The main wreckage of the Cessna U206G. (ATSB)

A Cessna U206G that crashed into dense bushland while conducting a geophysical survey in March didn’t have any underlying structural failures, the ATSB has revealed.

A preliminary report into the incident west of Norseman in Western Australia, which killed pilot Hugh Sterle, also suggests its engine was producing power at impact.

The safety bureau said it will now further analyse the flight path information from the aircraft’s GPS and review the risk controls undertaken before releasing an updated investigation.

“As we progress, the ATSB will further review documentation and records and the retrieved aircraft components,” said the ATSB’s director of transport safety, Dr Mike Walker.

The preliminary report details factual information established in the investigation’s early evidence collection phase and contains no analysis or findings, which the ATSB will describe in the investigation’s final report.

The aircraft, a Cessna U206G modified for low-level geophysical survey, departed Kalgoorlie to a survey site about 120 kilometres west of Norseman on 3 March 2022 with the pilot the sole occupant.

The aircraft began its survey pattern at about 1252, tracking back and forth over the area at about 25 metres (82 feet) above ground level.


At 1343, the aircraft’s final GPS position showed it heading west at 116 knots, at about the intended survey height.

The alarm was raised when the aircraft did not return to Kalgoorlie by the expected time.

During subsequent search operations, the accident site was located in dense bushland 124km west of Norseman, with the pilot confirmed to have been fatally injured.

On deploying to the accident site, ATSB transport safety investigators determined that the point of impact indicated the aircraft initially struck trees in an upright but relatively steep nose-down attitude.

The aircraft then impacted the ground on its left side and continued through the bush in a southerly direction, coming to rest about 45m from the initial point of impact.

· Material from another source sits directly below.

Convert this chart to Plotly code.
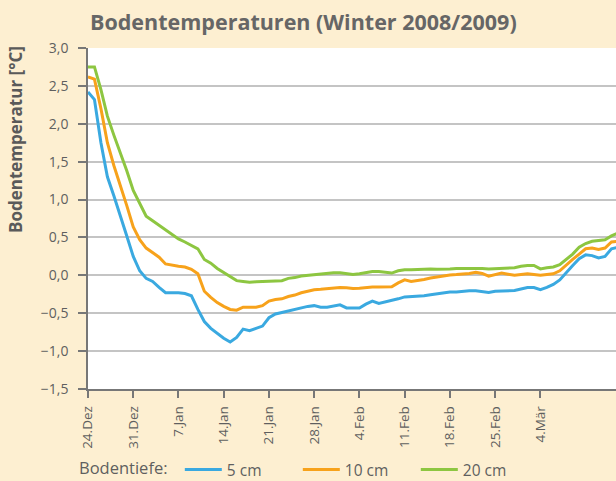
import pandas as pd
import plotly.graph_objects as go

start_date = "2008-12-24"
series_names = ["5 cm", "10 cm", "20 cm"]

temp_5cm = [2.42, 2.32, 1.75, 1.30, 1.05, 0.80, 0.52, 0.25, 0.06, -0.04,
            -0.08, -0.16, -0.23, -0.23, -0.23, -0.24, -0.27, -0.45, -0.61, -0.70,
            -0.77, -0.83, -0.88, -0.82, -0.71, -0.73, -0.70, -0.67, -0.56, -0.51,
            -0.49, -0.47, -0.44, -0.43, -0.41, -0.40, -0.42, -0.42, -0.40, -0.39,
            -0.43, -0.43, -0.43, -0.38, -0.34, -0.37, -0.35, -0.34, -0.31, -0.285,
            -0.28, -0.28, -0.27, -0.255, -0.245, -0.235, -0.22, -0.22, -0.21, -0.205,
            -0.205, -0.215, -0.225, -0.21, -0.205, -0.20, -0.20, -0.18, -0.16, -0.16,
            -0.19, -0.16, -0.12, -0.06, 0.04, 0.13, 0.22, 0.27, 0.26, 0.23,
            0.25, 0.35, 0.37]
temp_10cm = [2.62, 2.59, 2.20, 1.75, 1.45, 1.20, 0.92, 0.64, 0.47, 0.36,
             0.30, 0.24, 0.15, 0.13, 0.12, 0.11, 0.08, 0.02, -0.21, -0.29,
             -0.36, -0.41, -0.45, -0.46, -0.42, -0.42, -0.42, -0.40, -0.34, -0.32,
             -0.31, -0.28, -0.26, -0.23, -0.21, -0.19, -0.185, -0.175, -0.17, -0.16,
             -0.165, -0.175, -0.17, -0.16, -0.155, -0.155, -0.15, -0.15, -0.10, -0.06,
             -0.08, -0.07, -0.055, -0.035, -0.02, 0.00, 0.005, 0.01, 0.015, 0.025,
             0.04, 0.025, -0.01, 0.005, 0.03, 0.015, 0.00, 0.01, 0.02, 0.01,
             0.00, 0.01, 0.02, 0.06, 0.14, 0.21, 0.28, 0.35, 0.36, 0.34,
             0.36, 0.44, 0.45]
temp_20cm = [2.75, 2.75, 2.45, 2.10, 1.85, 1.62, 1.38, 1.12, 0.94, 0.78,
             0.72, 0.66, 0.61, 0.55, 0.48, 0.44, 0.40, 0.35, 0.21, 0.16,
             0.09, 0.04, -0.02, -0.07, -0.08, -0.09, -0.085, -0.08, -0.07, -0.07,
             -0.07, -0.04, -0.03, -0.01, 0.00, 0.01, 0.02, 0.025, 0.035, 0.035,
             0.02, 0.01, 0.02, 0.035, 0.05, 0.05, 0.04, 0.03, 0.06, 0.075,
             0.075, 0.08, 0.085, 0.085, 0.08, 0.08, 0.085, 0.09, 0.09, 0.095,
             0.095, 0.09, 0.085, 0.09, 0.095, 0.10, 0.10, 0.12, 0.13, 0.13,
             0.085, 0.10, 0.11, 0.14, 0.21, 0.28, 0.37, 0.42, 0.45, 0.46,
             0.47, 0.52, 0.56]

x_tick_dates = ["2008-12-24", "2008-12-31", "2009-01-07", "2009-01-14", "2009-01-21",
                "2009-01-28", "2009-02-04", "2009-02-11", "2009-02-18", "2009-02-25",
                "2009-03-04"]
x_tick_labels = ["24.Dez", "31.Dez", "7.Jan", "14.Jan", "21.Jan", "28.Jan",
                 "4.Feb", "11.Feb", "18.Feb", "25.Feb", "4.Mär"]
y_tick_values = [-1.5, -1.0, -0.5, 0.0, 0.5, 1.0, 1.5, 2.0, 2.5, 3.0]
y_tick_labels = ["\u22121,5", "\u22121,0", "\u22120,5", "0,0", "0,5", "1,0",
                 "1,5", "2,0", "2,5", "3,0"]

colors = ["#3AA9E0", "#F7A21B", "#8DC641"]
FONT = "Open Sans"
TXT = "#5f5f5f"

dates = pd.date_range(start_date, periods=len(temp_5cm), freq="D")
x_end = pd.Timestamp(start_date) + pd.Timedelta(hours=81.7 * 24)

fig = go.Figure()
for name, vals, col in zip(series_names, [temp_5cm, temp_10cm, temp_20cm], colors):
    fig.add_trace(go.Scatter(x=dates, y=vals, mode="lines", name=name,
                             line=dict(color=col, width=3)))

fig.update_layout(
    width=616, height=481,
    margin=dict(l=88, r=0, t=48, b=92),
    paper_bgcolor="#FDEFD1",
    plot_bgcolor="#FFFFFF",
    font=dict(family=FONT, size=13, color=TXT),
    showlegend=True,
    legend=dict(orientation="h", xref="container", yref="container",
                x=77 / 616, xanchor="left", y=1 - 470 / 481, yanchor="middle",
                title=dict(text="Bodentiefe:\u00a0", side="left",
                           font=dict(size=16.5, color=TXT)),
                font=dict(size=15.5, color=TXT), bgcolor="rgba(0,0,0,0)",
                entrywidth=66, entrywidthmode="pixels", itemwidth=37),
    annotations=[
        dict(text="<b>Bodentemperaturen (Winter 2008/2009)</b>", xref="paper", yref="paper",
             x=0.0, y=1 + 27 / 341, xanchor="left", yanchor="middle", showarrow=False,
             font=dict(size=21.5, color="#666666", family=FONT)),
        dict(text="<b>Bodentemperatur [°C]</b>", xref="paper", yref="paper",
             x=-73 / 528, y=(389 - 140) / 341, xanchor="center", yanchor="middle",
             textangle=-90, showarrow=False, font=dict(size=17, color="#5a5a5a", family=FONT)),
    ],
)
fig.update_xaxes(type="date", range=[pd.Timestamp(start_date), x_end],
                 tickvals=x_tick_dates, ticktext=x_tick_labels, tickangle=-90,
                 ticks="outside", ticklen=7, tickcolor="#777777", tickwidth=1.5,
                 showline=True, linecolor="#777777", linewidth=1.5, ticklabelstandoff=3,
                 showgrid=False, zeroline=False, tickfont=dict(size=13.5, color=TXT))
fig.update_yaxes(range=[-1.5, 3.0], tickvals=y_tick_values, ticktext=y_tick_labels,
                 ticks="outside", ticklen=8, tickcolor="#777777", tickwidth=1.5,
                 showline=True, linecolor="#777777", linewidth=1.5, ticklabelstandoff=7,
                 showgrid=True, gridcolor="#C4C4C4", gridwidth=1.5, zeroline=False,
                 tickfont=dict(size=14, color=TXT))

fig.write_html("out.html", config={"displayModeBar": False},
               post_script="document.body.style.margin='0px';")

“ATSB investigators found no indications of pre-impact structural failures and were able to establish continuity of the aircraft’s flight controls, while propeller damage and strike marks observed in the trees indicated the engine was producing power at the time of impact,” said Dr Walker.

“There was no indication of fire in the wreckage trail, either in the bushland or aircraft components. However, the remainder of the aircraft was almost entirely destroyed by a post-impact fire.”

Along with its survey of the accident site and recovery of critical components for further analysis, the ATSB has conducted interviews and collected aircraft, operator and pilot records and documentation.

The investigation will also further analyse the flight path information from the aircraft’s GPS tracking device and review the risk controls for low-level survey work.

“A final report will be released after the investigation,” Dr Walker said.

“However, should a critical safety issue be identified during the investigation, the ATSB will immediately notify relevant parties so appropriate and timely safety action can be taken.”